Gabriel Hernandez Walta might be the most understated artist working on a big-two book. With each issue of The Vision, written by Tom King and with colors by Jordie Bellaire, Walta gave readers a masterclass in visual storytelling.

One of the elements that makes this book so strong is how Walta decides to use the locations and backgrounds to frame characters, which then informs so much of the story happening on the page. There’s an example in the fourth issue that really encapsulates the clever work going into the book.

 

 

In this scene, Viv and Vin are outside playing football, and Vision joins them soon after. Virginia, the wife, is in the kitchen. So much of this book deals with windows, particularly for Virginia. She perennially finds herself trapped just one pane of glass away from supposed freedom. We’ve seen it in nearly every issue right from the start.

Here it’s no different, as Virginia is constantly trapped inside the kitchen. Walta has her framed within the frame of the window, where the light doesn’t quite reach her.

Contrast that with Vision and the kids, who are in the freedom and wide open space of the garden. They take full advantage of that a couple of pages later, flying off in these large vertical panels, while Virginia remains trapped inside of various boxes that  Walta has constructed for her.

 

 

When she takes a phone call, she’s caught in a box of light, her back turned so she is shrouded in darkness. A panel later, this rectangle covers her again, and the final panel of that row she’s trapped inside the house, in that tiny box.

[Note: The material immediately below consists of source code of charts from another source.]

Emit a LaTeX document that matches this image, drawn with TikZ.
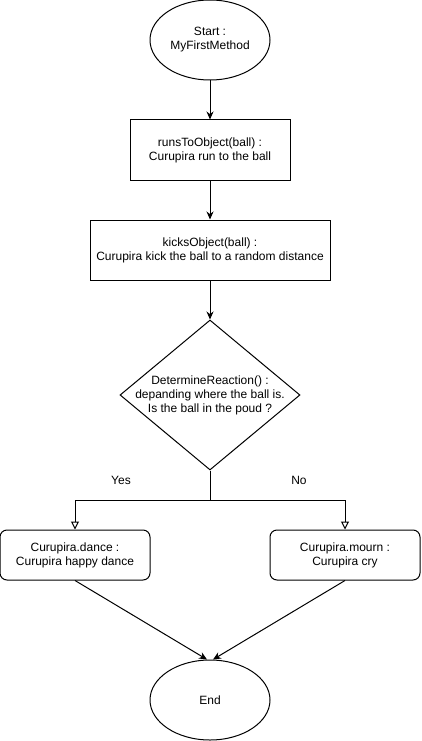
\documentclass[tikz,border=0pt]{standalone}
\usepackage{fontspec}
\setmainfont{Liberation Sans}
\usetikzlibrary{shapes.geometric,arrows.meta}
\begin{document}
\begin{tikzpicture}[x=1pt, y=-1pt, line width=1pt, every node/.style={font=\fontsize{12}{14}\selectfont}]
\tikzset{etat/.style={draw, ellipse, minimum width=120pt, minimum height=80pt, inner sep=0pt, align=center}}
\tikzset{boite/.style={draw, rectangle, minimum height=60pt, align=center}}
\tikzset{choix/.style={draw, diamond, minimum width=180pt, minimum height=150pt, inner sep=0pt}}
\tikzset{issue/.style={draw, rectangle, rounded corners=7pt, minimum width=150pt, minimum height=50pt, align=center}}
\tikzset{fleche/.style={-{Stealth[length=8pt, width=7pt]}}}
\tikzset{ouvert/.style={-{Triangle[open, length=8pt, width=8pt]}}}
\useasboundingbox (0,0) rectangle (421,741);
\node[etat] (debut) at (210,40) {Start :\\MyFirstMethod};
\node[boite, minimum width=160pt] (court) at (210,150) {runsToObject(ball) :\\Curupira run to the ball};
\node[boite, minimum width=240pt] (frappe) at (210,250) {kicksObject(ball) :\\Curupira kick the ball to a random distance};
\node[choix, label={[align=center]center:DetermineReaction() :\\depanding where the ball is.\\Is the ball in the poud ?}] (reaction) at (210,395) {};
\node (oui) at (121,480) {Yes};
\node (non) at (299,480) {No};
\coordinate (branche) at (210,500);
\node[issue] (danse) at (75,555) {Curupira.dance :\\Curupira happy dance};
\node[issue] (pleure) at (345,555) {Curupira.mourn :\\Curupira cry};
\node[etat] (arret) at (210,700) {End};
\draw[fleche] (debut) -- (court);
\draw[fleche] (court) -- (frappe);
\draw[fleche] (frappe) -- (reaction);
\draw (reaction) -- (branche);
\draw[ouvert] (branche) -| (danse);
\draw[ouvert] (branche) -| (pleure);
\draw[fleche] (danse.south) -- ([xshift=-3pt]arret.north);
\draw[fleche] (pleure.south) -- ([xshift=3pt]arret.north);
\end{tikzpicture}
\end{document}
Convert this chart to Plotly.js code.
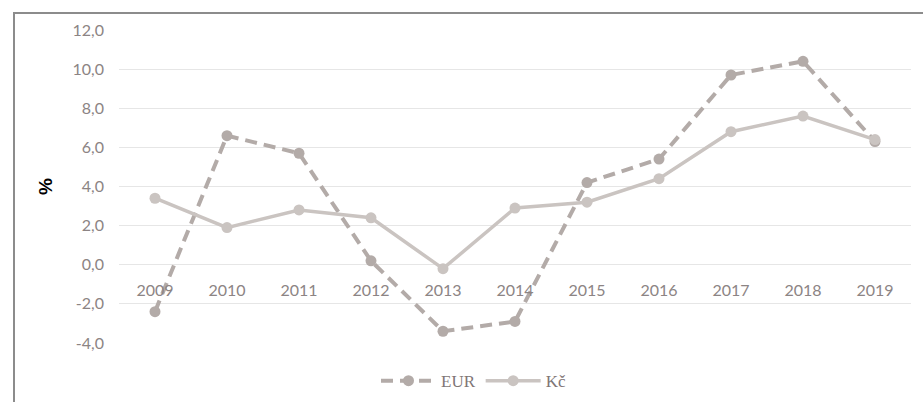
<!DOCTYPE html>
<html>
<head>
<meta charset="utf-8">
<script src="https://cdn.plot.ly/plotly-3.0.1.min.js"></script>
<style>
html, body { margin: 0; padding: 0; background: #fff; }
#chart { width: 923px; height: 402px; }
#frame { position: absolute; left: 13px; top: 12px; width: 930px; height: 400px;
  border-top: 2px solid #8c8c8c; border-left: 2px solid #8c8c8c; pointer-events: none; }
</style>
</head>
<body>
<div id="chart"></div>
<div id="frame"></div>
<script>
const years = ['2009','2010','2011','2012','2013','2014','2015','2016','2017','2018','2019'];
const eur = [-2.4, 6.6, 5.7, 0.2, -3.4, -2.9, 4.2, 5.4, 9.7, 10.4, 6.3];
const czk = [3.4, 1.9, 2.8, 2.4, -0.2, 2.9, 3.2, 4.4, 6.8, 7.6, 6.4];
const yTickVals = [-4, -2, 0, 2, 4, 6, 8, 10, 12];
const yTickText = ['-4,0', '-2,0', '0,0', '2,0', '4,0', '6,0', '8,0', '10,0', '12,0'];

const traces = [
  { x: years, y: eur, name: 'EUR', type: 'scatter', mode: 'lines+markers',
    line: { color: '#b3aba8', width: 4, dash: '12px,7px' },
    marker: { color: '#b3aba8', size: 11 } },
  { x: years, y: czk, name: 'Kč', type: 'scatter', mode: 'lines+markers',
    line: { color: '#cac4c1', width: 3.5 },
    marker: { color: '#cac4c1', size: 11 } }
];

const layout = {
  width: 923, height: 402,
  margin: { l: 119, r: 12, t: 30, b: 59 },
  paper_bgcolor: '#ffffff', plot_bgcolor: '#ffffff',
  showlegend: true,
  legend: { orientation: 'h', xref: 'container', yref: 'container',
    x: 0.513, xanchor: 'center', y: 0.052, yanchor: 'middle',
    font: { family: 'Liberation Serif, serif', size: 17, color: '#7f7676' },
    itemwidth: 55, traceorder: 'normal' },
  xaxis: { type: 'category', anchor: 'free', position: 0.25, range: [-0.5, 10.5],
    showgrid: false, zeroline: false, showline: false, ticks: '', ticklabelstandoff: 14,
    tickfont: { family: 'Lato, sans-serif', size: 16, color: '#8c8484' },
    fixedrange: true },
  yaxis: { range: [-4, 12], tickvals: yTickVals, ticktext: yTickText,
    showgrid: true, gridcolor: '#e6e6e6', gridwidth: 1,
    zeroline: false, showline: false, ticks: '', ticklabelstandoff: 14,
    tickfont: { family: 'Lato, sans-serif', size: 16, color: '#8c8484' },
    title: { text: '<b>%</b>', standoff: 14, font: { family: 'Liberation Sans, sans-serif', size: 19, color: '#000000' } },
    automargin: false, fixedrange: true }
};

Plotly.newPlot('chart', traces, layout, { displayModeBar: false, staticPlot: true });
</script>
</body>
</html>
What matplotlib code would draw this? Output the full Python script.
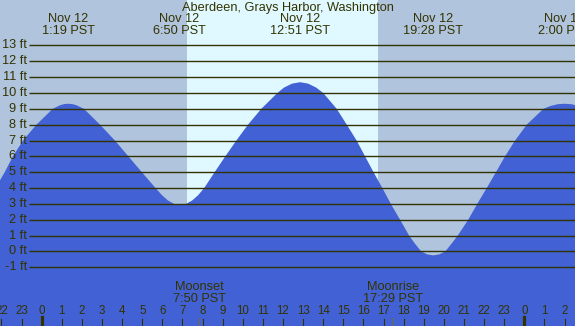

This is Walta telling us that Virginia cannot escape this house, a representation of the life she’s doomed to live.

There’s a clear link between Virginia and the house, too, in how Walta decides to render her clothing. Black is a key visual as the series progresses when it relates to Virginia, but also how Walta draws that black: in these scratchy horizontal lines that pop up in various rooms and backgrounds.

 

 

 

It’s exactly the same black as he creates for Virginia’s clothes. By doing this it creates a visual identifier that ties the character to a location. Virginia matches the aesthetics of the house, in particular, areas of the house rendered in shadow. It might not seem like much, but that alone is enough to keep her weighed down and tied to the house, and everything it represents.

In the final page of this sequence, the effect is in full force. We’re shown four panels with lush backdrops: the autumnal, warm garden scene lifts to bright pastel blue, a background Walta doesn’t even really render. It’s entirely open and unrestrained.

Then the final panel crashes it back down to earth with a close-up of Virginia. In comparison to these wide, full body shots of the previous panels, Virginia has the "camera" up in her face. She’s pushed away from the garden scene both physically and by the window frame, which traps her against this wall. It’s got that same scratchy black rendering too, and Virginia mostly in shadow.

 

 

Walta doesn’t just draw a panel of someone in a kitchen, or someone watching something from another room. Every one of these compositions seems to exist for a reason, and while it may not be in-your-face, it’s all compounding an idea throughout the book. Virginia isn’t happy; She’s trapped in a place everyone else seems to be able to escape from.

It’s stunning work, made even more impressive by the fact this is only one very, very small element of what Walta is putting into these pages.